Records —
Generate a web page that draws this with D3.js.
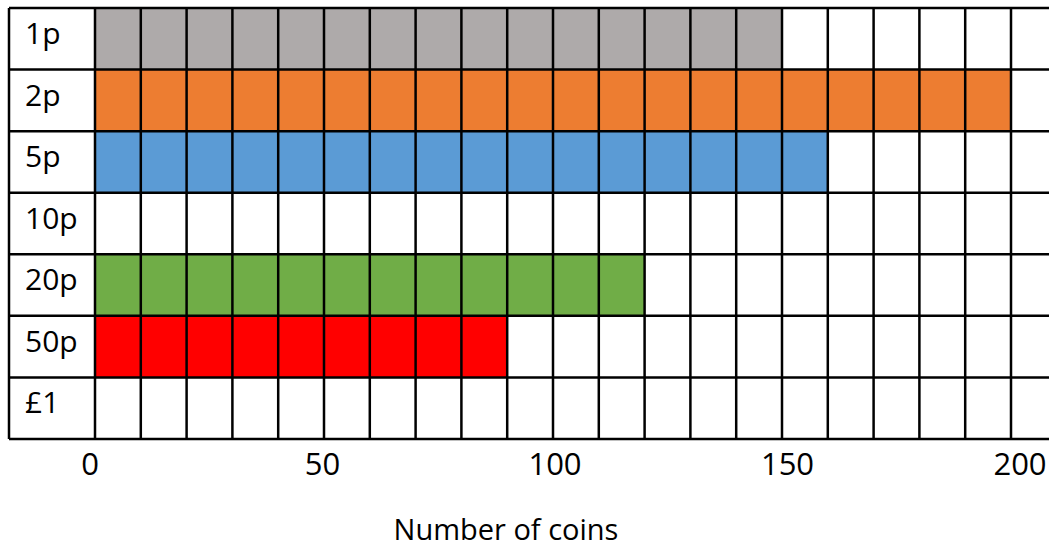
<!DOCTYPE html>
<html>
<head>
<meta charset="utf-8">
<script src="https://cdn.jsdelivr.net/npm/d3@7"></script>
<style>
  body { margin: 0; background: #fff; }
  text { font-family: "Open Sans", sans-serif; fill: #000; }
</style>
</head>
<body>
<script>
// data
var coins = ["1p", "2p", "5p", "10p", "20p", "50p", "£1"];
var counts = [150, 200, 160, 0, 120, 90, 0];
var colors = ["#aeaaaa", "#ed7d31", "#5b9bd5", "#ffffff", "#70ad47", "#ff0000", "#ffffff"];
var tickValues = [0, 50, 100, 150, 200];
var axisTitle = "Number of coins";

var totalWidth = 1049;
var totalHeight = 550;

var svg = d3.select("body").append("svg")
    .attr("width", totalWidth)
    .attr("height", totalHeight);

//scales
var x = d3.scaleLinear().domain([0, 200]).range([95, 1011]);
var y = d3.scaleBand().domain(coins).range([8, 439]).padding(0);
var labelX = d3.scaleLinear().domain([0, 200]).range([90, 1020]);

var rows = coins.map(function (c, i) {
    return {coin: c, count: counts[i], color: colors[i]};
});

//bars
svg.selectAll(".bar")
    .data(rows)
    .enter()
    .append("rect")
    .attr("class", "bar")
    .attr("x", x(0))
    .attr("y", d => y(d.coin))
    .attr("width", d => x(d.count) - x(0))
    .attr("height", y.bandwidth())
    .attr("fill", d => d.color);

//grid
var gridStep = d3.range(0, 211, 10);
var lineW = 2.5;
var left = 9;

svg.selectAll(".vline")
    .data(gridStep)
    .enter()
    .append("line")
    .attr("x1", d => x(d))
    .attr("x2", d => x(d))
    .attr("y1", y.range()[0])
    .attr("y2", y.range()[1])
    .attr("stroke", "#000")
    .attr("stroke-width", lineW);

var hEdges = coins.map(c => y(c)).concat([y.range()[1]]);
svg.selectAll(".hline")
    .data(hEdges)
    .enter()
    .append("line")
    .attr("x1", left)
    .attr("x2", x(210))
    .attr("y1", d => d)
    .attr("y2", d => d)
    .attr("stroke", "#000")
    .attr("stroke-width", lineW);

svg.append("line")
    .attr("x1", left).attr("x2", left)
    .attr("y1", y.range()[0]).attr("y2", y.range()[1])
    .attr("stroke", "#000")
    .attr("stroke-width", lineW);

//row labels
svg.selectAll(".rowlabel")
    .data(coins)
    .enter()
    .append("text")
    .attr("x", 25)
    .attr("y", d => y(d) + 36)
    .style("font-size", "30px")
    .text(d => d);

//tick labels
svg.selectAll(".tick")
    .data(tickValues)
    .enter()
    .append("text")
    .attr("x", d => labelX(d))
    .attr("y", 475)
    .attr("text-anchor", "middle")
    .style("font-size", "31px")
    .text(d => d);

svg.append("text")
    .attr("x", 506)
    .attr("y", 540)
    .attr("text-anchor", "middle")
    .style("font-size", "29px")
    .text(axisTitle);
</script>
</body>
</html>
---
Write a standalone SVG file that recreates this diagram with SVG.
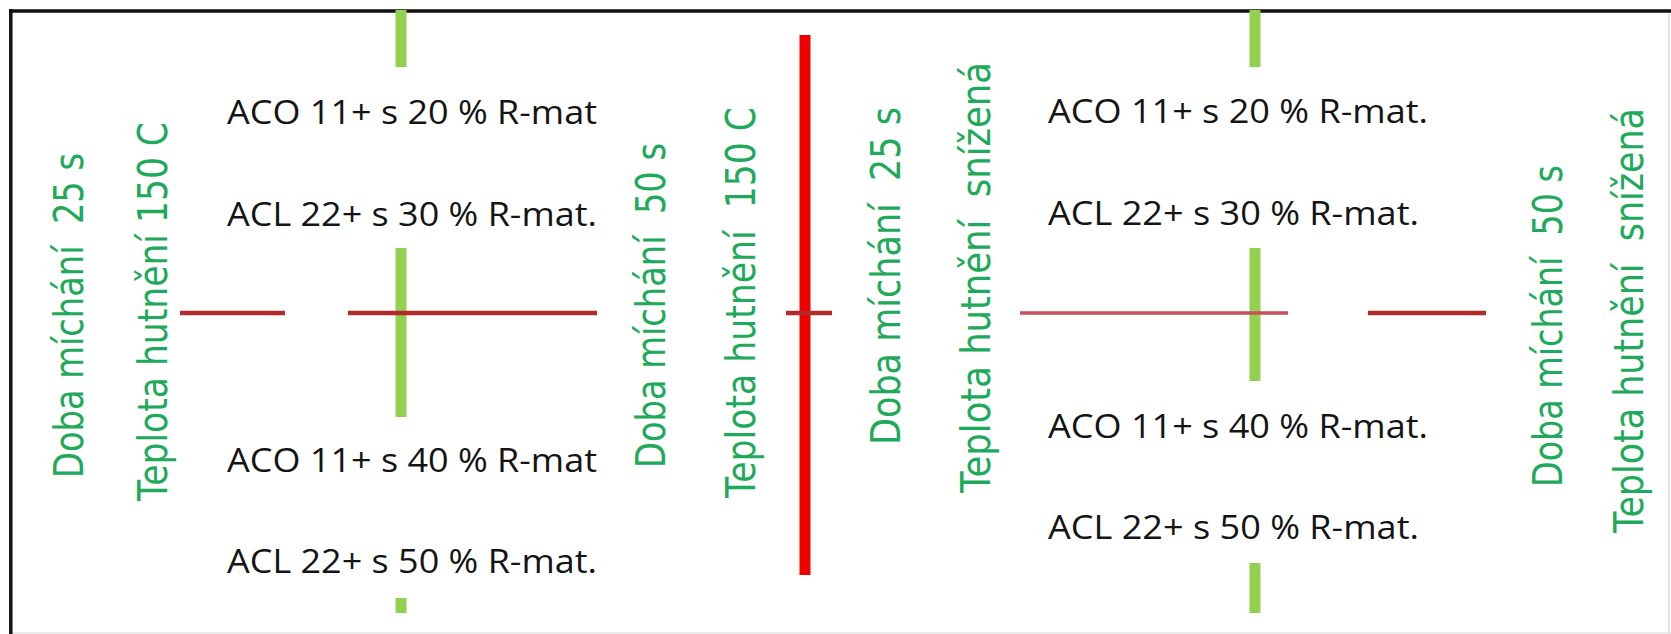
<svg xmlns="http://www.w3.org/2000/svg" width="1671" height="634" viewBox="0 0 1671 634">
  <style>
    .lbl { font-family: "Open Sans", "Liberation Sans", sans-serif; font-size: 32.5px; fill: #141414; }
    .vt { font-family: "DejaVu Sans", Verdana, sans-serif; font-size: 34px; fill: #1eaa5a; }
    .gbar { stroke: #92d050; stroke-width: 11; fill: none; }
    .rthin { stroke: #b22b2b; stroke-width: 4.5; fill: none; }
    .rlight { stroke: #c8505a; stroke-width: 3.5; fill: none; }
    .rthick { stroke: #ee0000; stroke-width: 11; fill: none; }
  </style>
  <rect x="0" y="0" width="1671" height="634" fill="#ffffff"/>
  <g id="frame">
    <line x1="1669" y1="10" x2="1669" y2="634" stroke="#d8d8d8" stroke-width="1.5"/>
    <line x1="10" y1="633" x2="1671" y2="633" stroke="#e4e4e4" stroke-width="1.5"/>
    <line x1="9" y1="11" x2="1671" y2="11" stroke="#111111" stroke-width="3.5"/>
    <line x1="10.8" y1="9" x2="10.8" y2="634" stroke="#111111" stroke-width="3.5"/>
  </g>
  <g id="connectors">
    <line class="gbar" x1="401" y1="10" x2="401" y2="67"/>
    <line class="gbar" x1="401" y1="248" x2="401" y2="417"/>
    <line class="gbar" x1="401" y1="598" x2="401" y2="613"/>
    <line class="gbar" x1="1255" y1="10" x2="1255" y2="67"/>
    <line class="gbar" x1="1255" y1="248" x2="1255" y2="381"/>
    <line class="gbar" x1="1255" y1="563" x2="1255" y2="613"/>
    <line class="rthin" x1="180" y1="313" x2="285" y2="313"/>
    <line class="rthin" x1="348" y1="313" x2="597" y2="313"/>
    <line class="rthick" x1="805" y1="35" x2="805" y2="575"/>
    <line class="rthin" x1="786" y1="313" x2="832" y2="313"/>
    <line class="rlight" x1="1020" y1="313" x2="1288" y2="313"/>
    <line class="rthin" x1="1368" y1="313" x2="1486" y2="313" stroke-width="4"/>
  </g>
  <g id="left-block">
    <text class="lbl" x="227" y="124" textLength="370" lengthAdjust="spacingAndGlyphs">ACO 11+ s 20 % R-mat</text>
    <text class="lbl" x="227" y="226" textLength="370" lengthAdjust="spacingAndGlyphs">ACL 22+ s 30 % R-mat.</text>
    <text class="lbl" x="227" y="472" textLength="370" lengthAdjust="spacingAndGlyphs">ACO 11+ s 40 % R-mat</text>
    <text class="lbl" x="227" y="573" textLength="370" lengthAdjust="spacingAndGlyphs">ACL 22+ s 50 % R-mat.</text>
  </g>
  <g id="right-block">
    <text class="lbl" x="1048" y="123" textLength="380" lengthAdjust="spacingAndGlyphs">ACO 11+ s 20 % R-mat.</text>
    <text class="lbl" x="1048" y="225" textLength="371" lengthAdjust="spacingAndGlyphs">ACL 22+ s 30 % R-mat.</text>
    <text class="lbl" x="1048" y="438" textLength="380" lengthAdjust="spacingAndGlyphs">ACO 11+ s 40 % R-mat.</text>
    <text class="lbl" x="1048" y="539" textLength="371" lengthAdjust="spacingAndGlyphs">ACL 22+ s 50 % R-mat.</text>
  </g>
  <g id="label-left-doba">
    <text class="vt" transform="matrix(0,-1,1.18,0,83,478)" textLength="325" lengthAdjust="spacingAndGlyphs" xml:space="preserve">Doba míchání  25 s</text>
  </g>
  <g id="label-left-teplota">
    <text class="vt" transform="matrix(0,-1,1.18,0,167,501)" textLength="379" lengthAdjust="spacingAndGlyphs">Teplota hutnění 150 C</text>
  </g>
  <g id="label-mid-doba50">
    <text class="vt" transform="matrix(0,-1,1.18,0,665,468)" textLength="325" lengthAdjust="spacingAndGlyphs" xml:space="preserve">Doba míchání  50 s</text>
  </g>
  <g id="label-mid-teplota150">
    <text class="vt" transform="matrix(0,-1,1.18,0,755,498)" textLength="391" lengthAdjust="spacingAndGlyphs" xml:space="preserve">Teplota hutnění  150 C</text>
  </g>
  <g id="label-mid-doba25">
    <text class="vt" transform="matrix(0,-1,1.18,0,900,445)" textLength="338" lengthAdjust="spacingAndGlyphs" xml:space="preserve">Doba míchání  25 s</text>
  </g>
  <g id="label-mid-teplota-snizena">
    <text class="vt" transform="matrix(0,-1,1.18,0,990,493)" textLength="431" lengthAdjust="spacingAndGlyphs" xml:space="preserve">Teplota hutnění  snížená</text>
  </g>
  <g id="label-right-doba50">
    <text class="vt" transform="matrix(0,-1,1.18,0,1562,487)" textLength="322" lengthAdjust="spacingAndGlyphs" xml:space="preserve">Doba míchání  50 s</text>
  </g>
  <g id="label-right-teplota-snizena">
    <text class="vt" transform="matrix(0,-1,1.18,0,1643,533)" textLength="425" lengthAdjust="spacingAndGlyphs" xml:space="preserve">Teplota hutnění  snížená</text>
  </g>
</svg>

Job — Filter the records for lines holding the string "with". Copy each one.

Written response —
Generate a web page that draws this with D3.js.
Write a standalone SVG file that recreates this diagram with SVG.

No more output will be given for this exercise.